What you will do: Starting at the first line of the entries, extract each line up to and including the one that contains "250, 165, 79]);", but leave out the pictures.

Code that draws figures

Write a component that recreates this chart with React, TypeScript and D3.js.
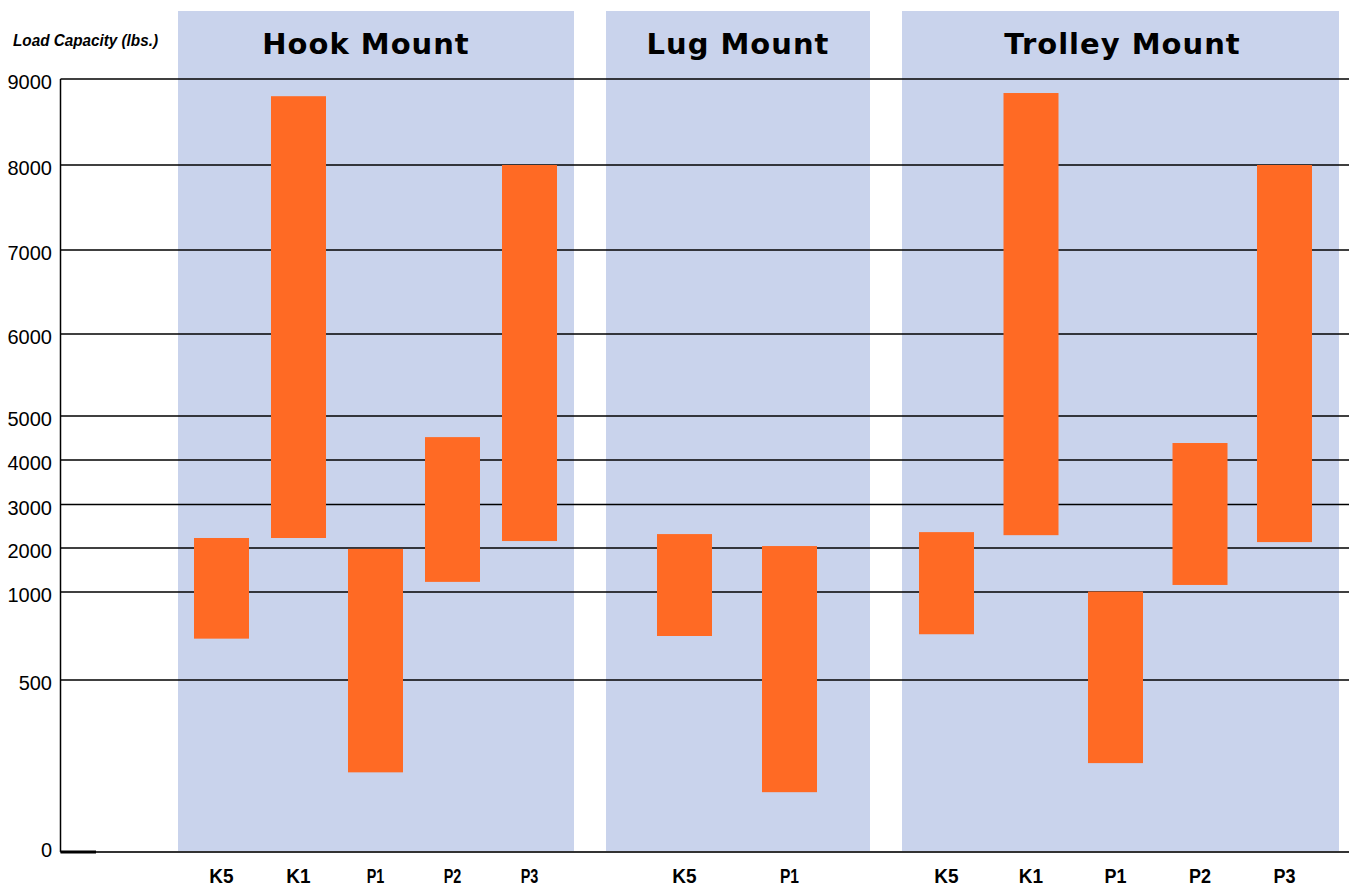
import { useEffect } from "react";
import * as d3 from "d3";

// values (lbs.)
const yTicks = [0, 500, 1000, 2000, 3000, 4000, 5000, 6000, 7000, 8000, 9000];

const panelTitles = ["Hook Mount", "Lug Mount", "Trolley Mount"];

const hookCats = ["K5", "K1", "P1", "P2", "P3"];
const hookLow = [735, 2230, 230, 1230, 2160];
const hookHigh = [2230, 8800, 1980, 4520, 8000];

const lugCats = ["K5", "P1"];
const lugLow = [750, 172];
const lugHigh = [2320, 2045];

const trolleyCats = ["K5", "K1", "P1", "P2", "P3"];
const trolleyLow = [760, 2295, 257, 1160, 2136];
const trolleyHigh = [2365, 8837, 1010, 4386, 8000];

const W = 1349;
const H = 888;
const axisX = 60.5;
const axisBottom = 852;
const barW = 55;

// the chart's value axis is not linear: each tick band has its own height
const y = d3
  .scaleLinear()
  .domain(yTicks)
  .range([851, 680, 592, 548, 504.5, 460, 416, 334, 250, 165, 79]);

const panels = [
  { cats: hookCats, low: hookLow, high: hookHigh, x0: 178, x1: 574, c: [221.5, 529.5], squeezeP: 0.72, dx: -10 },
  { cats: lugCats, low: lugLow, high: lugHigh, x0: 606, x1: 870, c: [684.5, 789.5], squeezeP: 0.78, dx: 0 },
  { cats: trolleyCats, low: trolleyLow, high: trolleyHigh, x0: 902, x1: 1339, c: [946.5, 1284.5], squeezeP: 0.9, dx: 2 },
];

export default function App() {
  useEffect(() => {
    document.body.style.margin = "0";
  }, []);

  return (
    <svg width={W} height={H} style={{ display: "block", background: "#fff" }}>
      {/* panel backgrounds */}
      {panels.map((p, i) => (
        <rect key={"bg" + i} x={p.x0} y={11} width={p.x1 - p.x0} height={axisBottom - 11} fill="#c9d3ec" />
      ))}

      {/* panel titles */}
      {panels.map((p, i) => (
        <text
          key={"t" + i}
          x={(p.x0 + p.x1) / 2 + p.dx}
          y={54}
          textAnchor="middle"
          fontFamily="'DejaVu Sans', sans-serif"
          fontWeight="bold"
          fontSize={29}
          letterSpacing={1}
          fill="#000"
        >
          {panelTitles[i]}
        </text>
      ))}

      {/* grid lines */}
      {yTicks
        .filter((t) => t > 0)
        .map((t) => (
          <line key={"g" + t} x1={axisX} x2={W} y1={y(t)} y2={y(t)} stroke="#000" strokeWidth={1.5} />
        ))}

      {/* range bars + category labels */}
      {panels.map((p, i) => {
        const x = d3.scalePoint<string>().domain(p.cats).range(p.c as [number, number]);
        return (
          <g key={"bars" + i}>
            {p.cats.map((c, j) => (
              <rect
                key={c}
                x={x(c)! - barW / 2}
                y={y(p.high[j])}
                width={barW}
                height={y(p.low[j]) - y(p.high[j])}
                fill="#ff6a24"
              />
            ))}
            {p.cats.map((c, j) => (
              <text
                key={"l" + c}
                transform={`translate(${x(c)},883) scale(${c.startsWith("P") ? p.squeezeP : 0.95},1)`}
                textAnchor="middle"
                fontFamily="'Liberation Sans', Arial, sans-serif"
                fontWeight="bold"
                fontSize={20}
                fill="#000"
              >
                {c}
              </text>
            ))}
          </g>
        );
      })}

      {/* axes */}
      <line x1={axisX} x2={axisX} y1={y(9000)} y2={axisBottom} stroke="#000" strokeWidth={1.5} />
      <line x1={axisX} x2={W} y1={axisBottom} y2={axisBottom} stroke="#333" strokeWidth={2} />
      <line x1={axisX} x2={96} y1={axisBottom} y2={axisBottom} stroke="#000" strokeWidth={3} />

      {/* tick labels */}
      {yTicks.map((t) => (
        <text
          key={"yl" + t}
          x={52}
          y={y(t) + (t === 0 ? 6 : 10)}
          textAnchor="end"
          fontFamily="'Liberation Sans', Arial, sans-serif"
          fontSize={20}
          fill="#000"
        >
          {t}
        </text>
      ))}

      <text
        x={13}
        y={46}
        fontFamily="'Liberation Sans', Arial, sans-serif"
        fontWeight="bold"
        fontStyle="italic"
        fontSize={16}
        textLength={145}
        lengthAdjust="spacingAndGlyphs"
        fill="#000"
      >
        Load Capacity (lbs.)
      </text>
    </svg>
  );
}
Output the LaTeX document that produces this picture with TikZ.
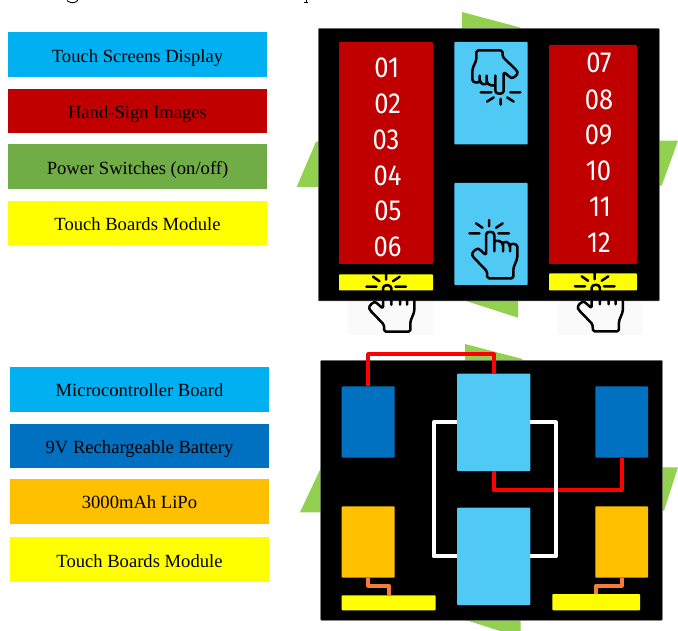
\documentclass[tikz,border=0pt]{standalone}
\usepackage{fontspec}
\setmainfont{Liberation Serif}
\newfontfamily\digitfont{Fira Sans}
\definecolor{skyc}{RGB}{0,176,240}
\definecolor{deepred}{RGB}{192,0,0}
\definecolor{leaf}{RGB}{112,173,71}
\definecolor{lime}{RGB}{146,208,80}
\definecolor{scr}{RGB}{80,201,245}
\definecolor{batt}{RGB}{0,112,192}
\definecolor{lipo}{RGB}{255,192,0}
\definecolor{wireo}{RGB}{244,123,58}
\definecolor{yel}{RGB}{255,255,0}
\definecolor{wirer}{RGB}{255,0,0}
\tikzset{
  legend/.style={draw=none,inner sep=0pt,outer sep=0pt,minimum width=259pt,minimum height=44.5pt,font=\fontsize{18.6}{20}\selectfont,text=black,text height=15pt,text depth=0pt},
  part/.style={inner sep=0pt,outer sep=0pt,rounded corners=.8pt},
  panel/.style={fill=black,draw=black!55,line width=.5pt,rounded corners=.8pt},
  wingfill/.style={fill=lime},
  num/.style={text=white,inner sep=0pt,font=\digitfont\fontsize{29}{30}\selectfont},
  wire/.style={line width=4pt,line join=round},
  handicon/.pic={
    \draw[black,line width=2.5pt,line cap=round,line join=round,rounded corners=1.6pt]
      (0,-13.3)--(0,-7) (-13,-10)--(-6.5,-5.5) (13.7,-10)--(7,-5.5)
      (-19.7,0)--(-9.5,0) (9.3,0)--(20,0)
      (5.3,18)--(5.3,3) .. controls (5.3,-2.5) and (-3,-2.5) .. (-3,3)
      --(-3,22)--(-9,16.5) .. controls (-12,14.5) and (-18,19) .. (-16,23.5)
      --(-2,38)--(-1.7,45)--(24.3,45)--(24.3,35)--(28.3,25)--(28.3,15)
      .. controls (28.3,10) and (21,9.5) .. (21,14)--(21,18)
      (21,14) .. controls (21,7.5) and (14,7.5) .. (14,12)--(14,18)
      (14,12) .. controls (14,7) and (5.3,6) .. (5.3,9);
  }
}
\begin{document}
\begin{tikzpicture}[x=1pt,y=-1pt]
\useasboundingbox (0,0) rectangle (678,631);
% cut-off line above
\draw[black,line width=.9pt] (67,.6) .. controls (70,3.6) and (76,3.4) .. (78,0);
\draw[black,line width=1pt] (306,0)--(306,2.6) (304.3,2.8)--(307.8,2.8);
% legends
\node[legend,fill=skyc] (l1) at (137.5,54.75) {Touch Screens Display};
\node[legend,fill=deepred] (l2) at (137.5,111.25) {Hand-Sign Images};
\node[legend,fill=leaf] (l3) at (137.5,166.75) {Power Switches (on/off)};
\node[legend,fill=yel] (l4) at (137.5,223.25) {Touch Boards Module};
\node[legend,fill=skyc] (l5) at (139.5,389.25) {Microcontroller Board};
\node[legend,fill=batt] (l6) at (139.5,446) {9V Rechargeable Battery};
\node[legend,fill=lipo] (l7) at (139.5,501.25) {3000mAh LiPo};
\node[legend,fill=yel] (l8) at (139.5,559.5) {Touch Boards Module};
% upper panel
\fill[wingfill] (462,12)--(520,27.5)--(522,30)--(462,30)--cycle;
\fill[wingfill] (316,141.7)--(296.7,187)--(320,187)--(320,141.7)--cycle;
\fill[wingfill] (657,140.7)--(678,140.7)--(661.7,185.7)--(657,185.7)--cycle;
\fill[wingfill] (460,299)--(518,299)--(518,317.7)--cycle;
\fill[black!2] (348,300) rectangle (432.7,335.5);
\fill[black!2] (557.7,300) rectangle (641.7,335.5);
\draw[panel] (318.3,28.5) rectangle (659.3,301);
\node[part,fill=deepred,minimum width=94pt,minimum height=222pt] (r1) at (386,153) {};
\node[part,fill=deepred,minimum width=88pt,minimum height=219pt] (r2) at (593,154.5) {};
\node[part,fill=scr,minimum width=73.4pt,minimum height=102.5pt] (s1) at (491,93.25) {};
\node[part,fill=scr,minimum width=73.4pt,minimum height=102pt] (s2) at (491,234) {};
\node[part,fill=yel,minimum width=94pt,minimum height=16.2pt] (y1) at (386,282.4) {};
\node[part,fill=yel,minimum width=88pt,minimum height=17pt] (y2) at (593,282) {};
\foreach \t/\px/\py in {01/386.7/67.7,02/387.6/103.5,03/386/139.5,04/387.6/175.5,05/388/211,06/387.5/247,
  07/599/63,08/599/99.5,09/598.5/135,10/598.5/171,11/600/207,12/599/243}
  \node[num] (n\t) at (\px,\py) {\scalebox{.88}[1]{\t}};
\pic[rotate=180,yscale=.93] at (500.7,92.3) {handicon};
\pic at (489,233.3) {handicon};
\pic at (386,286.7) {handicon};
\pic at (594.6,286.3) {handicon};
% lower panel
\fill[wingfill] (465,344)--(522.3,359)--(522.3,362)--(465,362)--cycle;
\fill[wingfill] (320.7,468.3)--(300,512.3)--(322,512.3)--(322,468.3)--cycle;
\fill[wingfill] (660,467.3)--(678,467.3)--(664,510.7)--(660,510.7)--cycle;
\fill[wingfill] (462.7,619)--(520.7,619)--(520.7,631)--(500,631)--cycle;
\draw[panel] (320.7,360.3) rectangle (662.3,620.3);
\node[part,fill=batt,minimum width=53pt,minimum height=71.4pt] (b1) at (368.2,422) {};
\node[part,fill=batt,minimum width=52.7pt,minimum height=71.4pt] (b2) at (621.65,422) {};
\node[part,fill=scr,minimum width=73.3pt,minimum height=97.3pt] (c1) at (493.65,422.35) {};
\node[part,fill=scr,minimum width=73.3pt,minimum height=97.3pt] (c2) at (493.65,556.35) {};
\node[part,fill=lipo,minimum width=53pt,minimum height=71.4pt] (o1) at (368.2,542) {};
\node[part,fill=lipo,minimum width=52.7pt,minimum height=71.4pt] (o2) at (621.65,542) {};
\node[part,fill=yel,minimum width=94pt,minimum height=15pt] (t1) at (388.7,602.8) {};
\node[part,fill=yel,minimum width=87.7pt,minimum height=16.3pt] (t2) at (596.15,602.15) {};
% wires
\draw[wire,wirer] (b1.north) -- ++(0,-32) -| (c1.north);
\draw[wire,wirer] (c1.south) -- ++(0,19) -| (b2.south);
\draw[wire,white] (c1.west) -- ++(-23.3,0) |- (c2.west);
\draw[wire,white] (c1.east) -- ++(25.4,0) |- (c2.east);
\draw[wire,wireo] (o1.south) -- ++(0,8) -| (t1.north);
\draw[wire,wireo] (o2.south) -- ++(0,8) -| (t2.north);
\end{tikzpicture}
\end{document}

Response to the task:
Write a component that recreates this chart with React, TypeScript and D3.js.
import { useEffect } from "react";
import * as d3 from "d3";

// values (lbs.)
const yTicks = [0, 500, 1000, 2000, 3000, 4000, 5000, 6000, 7000, 8000, 9000];

const panelTitles = ["Hook Mount", "Lug Mount", "Trolley Mount"];

const hookCats = ["K5", "K1", "P1", "P2", "P3"];
const hookLow = [735, 2230, 230, 1230, 2160];
const hookHigh = [2230, 8800, 1980, 4520, 8000];

const lugCats = ["K5", "P1"];
const lugLow = [750, 172];
const lugHigh = [2320, 2045];

const trolleyCats = ["K5", "K1", "P1", "P2", "P3"];
const trolleyLow = [760, 2295, 257, 1160, 2136];
const trolleyHigh = [2365, 8837, 1010, 4386, 8000];

const W = 1349;
const H = 888;
const axisX = 60.5;
const axisBottom = 852;
const barW = 55;

// the chart's value axis is not linear: each tick band has its own height
const y = d3
  .scaleLinear()
  .domain(yTicks)
  .range([851, 680, 592, 548, 504.5, 460, 416, 334, 250, 165, 79]);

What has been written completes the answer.